:: Problem statement ::
Take the lines from the top down to and including the one with "import seaborn as sns" and repeat them exactly. Omit images.

:: Exercise data ::
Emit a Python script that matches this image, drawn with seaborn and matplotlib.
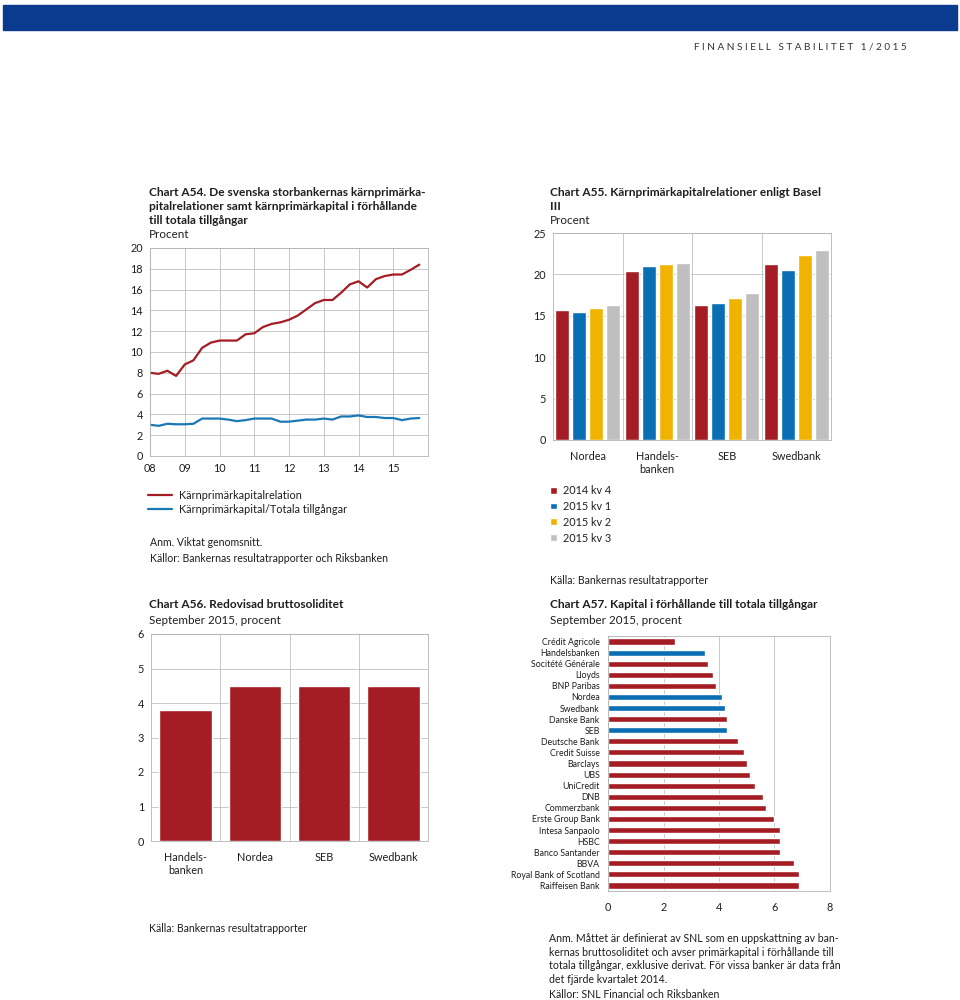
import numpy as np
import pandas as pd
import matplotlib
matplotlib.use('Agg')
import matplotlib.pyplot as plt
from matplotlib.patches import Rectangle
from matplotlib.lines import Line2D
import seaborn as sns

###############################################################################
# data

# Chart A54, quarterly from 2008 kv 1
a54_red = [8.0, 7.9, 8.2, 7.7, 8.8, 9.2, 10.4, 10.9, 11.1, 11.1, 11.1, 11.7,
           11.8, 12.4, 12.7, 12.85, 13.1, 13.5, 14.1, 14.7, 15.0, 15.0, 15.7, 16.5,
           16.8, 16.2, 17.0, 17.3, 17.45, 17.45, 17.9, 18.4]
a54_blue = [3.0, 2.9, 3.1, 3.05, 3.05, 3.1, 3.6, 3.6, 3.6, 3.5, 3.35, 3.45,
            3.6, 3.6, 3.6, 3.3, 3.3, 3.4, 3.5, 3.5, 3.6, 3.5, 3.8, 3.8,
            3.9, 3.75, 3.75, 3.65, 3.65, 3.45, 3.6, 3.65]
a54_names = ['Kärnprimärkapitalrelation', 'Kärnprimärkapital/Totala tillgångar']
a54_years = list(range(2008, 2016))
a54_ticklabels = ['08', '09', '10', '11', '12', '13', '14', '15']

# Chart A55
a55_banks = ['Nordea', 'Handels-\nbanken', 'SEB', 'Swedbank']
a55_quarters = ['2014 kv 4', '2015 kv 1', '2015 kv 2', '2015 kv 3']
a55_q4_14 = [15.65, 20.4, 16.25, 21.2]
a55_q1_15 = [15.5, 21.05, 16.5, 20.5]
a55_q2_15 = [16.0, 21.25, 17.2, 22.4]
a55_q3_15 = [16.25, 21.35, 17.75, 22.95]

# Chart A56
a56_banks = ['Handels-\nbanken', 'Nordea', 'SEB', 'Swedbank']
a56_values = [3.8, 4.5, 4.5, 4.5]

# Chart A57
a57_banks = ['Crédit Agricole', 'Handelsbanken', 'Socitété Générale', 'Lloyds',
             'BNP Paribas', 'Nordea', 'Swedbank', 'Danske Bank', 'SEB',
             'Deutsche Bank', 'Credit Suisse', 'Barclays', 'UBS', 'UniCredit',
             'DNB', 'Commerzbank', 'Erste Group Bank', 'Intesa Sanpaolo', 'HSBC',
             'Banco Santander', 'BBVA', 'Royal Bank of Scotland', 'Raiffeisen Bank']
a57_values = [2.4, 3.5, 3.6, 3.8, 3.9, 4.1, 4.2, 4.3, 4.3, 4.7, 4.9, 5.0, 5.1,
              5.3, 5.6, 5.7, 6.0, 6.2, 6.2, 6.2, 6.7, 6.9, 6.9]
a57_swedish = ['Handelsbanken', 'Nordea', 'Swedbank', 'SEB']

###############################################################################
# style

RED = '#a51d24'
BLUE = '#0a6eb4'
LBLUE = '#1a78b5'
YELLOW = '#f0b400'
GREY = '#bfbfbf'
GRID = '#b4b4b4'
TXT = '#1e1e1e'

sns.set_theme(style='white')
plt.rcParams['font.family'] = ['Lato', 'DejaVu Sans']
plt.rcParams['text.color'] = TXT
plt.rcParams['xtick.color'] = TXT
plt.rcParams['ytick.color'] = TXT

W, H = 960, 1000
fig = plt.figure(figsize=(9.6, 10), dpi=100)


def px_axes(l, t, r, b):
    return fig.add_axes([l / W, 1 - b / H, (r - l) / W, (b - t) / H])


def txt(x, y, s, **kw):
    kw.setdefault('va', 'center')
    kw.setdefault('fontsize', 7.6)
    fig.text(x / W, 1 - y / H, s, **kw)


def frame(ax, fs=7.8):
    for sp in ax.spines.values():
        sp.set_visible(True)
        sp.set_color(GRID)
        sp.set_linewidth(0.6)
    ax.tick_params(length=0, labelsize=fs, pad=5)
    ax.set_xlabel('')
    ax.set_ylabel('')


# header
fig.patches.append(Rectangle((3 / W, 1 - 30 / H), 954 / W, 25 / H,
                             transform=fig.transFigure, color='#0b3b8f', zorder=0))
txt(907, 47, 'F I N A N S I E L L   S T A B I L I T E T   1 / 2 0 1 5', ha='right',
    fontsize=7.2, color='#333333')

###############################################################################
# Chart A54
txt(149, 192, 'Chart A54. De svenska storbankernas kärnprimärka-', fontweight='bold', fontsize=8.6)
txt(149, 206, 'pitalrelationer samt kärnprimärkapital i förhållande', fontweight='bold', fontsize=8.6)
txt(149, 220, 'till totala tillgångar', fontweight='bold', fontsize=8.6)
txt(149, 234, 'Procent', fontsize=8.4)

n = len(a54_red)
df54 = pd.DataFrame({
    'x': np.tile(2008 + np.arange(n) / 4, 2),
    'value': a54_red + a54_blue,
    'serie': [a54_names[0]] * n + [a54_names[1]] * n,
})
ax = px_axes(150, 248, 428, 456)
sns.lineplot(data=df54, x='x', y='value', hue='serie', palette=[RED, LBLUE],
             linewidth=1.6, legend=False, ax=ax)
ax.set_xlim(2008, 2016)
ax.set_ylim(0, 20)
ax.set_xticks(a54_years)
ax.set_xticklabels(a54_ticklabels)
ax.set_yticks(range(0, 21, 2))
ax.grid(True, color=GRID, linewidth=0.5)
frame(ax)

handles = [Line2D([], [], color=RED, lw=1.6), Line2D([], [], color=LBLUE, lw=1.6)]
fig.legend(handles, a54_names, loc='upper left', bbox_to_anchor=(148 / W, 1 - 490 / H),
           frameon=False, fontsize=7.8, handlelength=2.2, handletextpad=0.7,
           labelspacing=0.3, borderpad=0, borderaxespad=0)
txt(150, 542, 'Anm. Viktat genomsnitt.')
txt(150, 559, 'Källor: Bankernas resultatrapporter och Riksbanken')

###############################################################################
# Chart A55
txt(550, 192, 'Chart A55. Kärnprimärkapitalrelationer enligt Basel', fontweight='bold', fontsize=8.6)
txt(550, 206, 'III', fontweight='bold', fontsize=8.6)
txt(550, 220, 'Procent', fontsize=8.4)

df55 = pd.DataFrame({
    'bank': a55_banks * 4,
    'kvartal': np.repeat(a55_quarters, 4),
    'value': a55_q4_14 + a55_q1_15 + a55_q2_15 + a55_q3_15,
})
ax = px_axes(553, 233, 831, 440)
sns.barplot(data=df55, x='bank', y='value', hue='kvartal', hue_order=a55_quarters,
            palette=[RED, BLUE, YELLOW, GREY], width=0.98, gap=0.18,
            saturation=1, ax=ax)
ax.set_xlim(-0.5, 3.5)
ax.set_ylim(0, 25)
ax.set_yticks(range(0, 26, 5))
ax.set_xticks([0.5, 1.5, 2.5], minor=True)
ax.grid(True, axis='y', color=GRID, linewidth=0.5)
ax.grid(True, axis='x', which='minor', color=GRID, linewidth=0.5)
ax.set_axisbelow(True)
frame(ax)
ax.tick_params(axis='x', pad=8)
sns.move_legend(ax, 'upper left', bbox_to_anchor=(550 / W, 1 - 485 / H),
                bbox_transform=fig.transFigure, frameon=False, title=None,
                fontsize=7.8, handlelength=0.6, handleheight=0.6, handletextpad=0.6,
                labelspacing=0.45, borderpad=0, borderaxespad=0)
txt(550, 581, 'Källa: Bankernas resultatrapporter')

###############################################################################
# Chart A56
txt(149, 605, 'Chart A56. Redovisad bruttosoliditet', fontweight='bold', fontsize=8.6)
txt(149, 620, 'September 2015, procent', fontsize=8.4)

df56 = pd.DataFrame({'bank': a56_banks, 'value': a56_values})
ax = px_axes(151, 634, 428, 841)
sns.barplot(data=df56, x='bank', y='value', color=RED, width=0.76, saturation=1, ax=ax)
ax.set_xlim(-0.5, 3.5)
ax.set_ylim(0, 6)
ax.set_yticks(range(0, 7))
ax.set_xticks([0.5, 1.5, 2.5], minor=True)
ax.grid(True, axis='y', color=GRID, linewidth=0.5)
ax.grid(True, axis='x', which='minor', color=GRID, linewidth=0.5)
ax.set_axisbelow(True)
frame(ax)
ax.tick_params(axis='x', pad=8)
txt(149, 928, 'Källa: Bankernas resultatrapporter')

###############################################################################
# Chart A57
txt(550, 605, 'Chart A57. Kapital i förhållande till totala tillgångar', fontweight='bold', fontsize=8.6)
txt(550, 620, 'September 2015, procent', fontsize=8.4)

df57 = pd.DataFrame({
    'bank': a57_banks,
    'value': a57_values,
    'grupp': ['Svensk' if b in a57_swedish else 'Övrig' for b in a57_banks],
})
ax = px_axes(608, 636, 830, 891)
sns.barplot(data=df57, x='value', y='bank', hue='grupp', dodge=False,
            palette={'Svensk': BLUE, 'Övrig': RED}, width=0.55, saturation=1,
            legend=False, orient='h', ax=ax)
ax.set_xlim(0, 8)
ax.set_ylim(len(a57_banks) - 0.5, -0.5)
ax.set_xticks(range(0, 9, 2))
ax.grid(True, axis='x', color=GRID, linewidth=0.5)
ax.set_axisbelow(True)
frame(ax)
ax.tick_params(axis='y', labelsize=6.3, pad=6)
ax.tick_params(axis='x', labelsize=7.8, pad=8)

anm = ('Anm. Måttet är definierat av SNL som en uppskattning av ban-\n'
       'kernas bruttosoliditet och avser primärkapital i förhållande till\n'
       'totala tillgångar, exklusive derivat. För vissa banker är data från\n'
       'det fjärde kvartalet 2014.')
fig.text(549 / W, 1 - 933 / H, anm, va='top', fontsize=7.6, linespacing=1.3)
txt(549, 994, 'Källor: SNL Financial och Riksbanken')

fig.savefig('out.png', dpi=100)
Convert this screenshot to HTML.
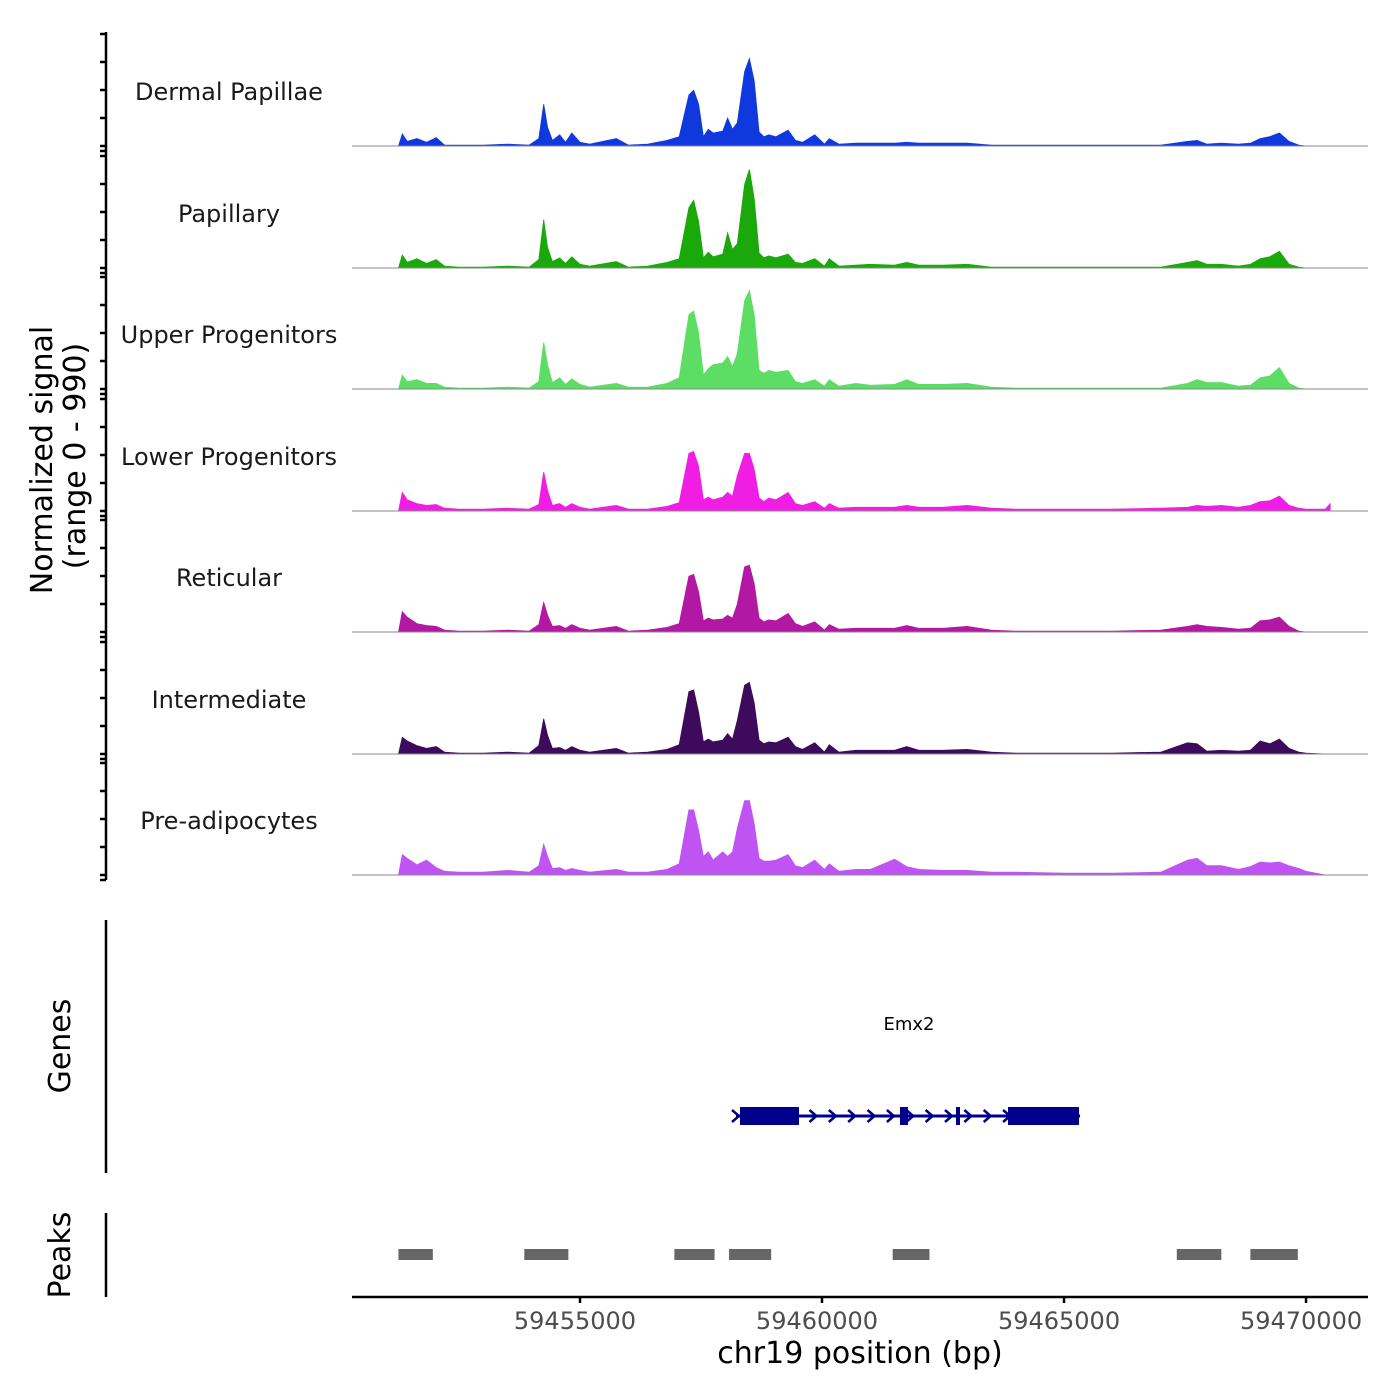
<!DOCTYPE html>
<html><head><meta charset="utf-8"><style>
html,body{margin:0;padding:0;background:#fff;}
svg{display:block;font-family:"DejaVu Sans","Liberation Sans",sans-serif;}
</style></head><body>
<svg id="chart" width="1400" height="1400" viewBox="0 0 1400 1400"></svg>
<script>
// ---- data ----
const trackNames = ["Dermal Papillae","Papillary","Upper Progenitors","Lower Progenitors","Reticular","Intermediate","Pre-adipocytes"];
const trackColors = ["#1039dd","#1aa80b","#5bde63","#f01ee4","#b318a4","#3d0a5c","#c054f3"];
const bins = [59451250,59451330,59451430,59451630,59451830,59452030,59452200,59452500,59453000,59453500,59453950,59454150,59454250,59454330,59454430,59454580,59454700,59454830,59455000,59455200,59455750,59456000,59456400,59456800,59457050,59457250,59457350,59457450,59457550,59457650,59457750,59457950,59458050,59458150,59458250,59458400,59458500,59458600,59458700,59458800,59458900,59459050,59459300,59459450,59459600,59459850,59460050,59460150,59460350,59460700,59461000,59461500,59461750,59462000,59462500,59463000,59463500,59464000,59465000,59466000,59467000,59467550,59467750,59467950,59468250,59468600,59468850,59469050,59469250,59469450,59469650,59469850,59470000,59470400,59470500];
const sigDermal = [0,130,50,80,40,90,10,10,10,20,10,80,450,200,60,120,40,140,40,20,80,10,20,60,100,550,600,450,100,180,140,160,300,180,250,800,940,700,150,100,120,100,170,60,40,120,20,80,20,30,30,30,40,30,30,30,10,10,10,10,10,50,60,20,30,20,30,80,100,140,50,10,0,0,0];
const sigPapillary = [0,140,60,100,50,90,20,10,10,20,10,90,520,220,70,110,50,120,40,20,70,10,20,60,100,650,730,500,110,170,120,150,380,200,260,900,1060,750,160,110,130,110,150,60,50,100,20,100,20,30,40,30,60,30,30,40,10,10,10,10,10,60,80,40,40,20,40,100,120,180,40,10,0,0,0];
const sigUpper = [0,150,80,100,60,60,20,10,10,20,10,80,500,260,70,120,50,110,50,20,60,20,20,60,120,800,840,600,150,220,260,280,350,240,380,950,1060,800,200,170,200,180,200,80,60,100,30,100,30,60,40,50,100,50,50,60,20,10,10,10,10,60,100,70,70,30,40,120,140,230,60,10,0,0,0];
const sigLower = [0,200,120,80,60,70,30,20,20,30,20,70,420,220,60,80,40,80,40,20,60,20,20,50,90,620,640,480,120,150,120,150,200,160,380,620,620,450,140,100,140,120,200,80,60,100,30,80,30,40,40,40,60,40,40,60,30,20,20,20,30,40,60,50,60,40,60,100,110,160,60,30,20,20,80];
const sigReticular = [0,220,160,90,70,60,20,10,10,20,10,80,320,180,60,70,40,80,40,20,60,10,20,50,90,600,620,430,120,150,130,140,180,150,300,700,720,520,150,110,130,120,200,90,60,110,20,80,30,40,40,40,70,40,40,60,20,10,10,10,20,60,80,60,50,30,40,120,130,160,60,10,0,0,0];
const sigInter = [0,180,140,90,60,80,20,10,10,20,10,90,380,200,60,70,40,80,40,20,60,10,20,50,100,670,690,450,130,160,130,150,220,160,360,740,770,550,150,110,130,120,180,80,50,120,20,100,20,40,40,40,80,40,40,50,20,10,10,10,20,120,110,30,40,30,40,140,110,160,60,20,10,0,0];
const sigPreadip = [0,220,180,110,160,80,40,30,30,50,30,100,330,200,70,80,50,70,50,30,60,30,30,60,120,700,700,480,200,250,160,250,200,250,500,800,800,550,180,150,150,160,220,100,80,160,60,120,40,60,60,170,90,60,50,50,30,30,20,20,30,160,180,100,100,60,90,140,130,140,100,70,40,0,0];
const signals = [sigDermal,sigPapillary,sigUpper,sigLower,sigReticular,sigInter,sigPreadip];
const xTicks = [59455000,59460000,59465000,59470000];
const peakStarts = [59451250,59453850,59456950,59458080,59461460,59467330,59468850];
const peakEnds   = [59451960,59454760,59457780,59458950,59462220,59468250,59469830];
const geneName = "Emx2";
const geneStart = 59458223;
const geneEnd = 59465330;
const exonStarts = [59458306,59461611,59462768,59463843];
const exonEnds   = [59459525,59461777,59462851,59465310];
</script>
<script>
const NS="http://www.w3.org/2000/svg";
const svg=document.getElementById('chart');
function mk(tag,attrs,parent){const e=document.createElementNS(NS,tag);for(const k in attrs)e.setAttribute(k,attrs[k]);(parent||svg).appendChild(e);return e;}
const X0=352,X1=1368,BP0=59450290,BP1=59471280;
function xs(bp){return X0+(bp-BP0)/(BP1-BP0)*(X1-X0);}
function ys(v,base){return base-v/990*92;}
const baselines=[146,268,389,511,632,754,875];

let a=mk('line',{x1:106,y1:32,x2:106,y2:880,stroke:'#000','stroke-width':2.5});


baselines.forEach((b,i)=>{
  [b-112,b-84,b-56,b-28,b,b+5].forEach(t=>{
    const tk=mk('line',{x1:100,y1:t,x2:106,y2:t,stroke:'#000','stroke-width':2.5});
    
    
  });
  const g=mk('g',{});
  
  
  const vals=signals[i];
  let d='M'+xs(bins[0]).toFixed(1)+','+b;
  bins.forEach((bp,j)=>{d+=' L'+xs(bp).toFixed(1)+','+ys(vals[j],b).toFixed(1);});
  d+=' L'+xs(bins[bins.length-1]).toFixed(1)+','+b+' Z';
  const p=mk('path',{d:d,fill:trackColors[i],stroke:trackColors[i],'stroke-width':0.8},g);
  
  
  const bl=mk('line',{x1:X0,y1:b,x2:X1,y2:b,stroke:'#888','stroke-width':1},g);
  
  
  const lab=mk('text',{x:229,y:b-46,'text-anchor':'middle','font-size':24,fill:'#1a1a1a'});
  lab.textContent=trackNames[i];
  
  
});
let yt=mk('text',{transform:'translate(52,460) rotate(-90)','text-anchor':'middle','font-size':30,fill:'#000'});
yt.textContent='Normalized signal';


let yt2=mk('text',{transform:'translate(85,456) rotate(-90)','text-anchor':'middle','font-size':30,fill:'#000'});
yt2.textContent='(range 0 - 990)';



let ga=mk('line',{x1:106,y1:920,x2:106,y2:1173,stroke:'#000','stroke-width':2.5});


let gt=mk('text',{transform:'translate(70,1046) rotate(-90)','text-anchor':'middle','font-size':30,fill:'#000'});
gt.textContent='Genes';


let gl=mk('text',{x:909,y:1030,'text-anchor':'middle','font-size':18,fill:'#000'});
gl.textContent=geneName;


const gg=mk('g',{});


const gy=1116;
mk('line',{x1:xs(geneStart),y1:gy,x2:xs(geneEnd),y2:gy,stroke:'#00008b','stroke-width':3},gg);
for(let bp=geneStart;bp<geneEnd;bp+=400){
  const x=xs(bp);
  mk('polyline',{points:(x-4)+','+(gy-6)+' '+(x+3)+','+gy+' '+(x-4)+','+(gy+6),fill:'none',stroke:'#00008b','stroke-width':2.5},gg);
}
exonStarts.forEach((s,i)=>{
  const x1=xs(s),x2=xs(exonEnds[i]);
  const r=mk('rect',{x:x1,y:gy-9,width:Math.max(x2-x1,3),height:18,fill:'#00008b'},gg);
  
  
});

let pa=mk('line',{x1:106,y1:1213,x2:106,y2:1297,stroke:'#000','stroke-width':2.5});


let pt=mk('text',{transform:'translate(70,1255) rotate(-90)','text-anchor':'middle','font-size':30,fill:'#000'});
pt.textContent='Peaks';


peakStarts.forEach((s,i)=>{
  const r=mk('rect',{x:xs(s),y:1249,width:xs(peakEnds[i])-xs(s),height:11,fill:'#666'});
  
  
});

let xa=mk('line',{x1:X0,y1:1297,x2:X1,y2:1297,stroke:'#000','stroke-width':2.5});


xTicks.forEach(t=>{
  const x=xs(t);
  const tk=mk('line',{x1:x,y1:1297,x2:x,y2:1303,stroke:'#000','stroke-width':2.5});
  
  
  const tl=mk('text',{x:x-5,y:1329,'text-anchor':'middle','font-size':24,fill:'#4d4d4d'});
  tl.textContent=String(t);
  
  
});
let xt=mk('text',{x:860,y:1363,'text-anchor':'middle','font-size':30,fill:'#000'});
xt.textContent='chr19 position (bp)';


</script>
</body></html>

:: Solved problem ::
Emit a Python script that matches this image, drawn with seaborn and matplotlib.
import numpy as np
import pandas as pd
import matplotlib
matplotlib.use('Agg')
import matplotlib.pyplot as plt
from matplotlib.patches import Rectangle
from matplotlib.lines import Line2D
import seaborn as sns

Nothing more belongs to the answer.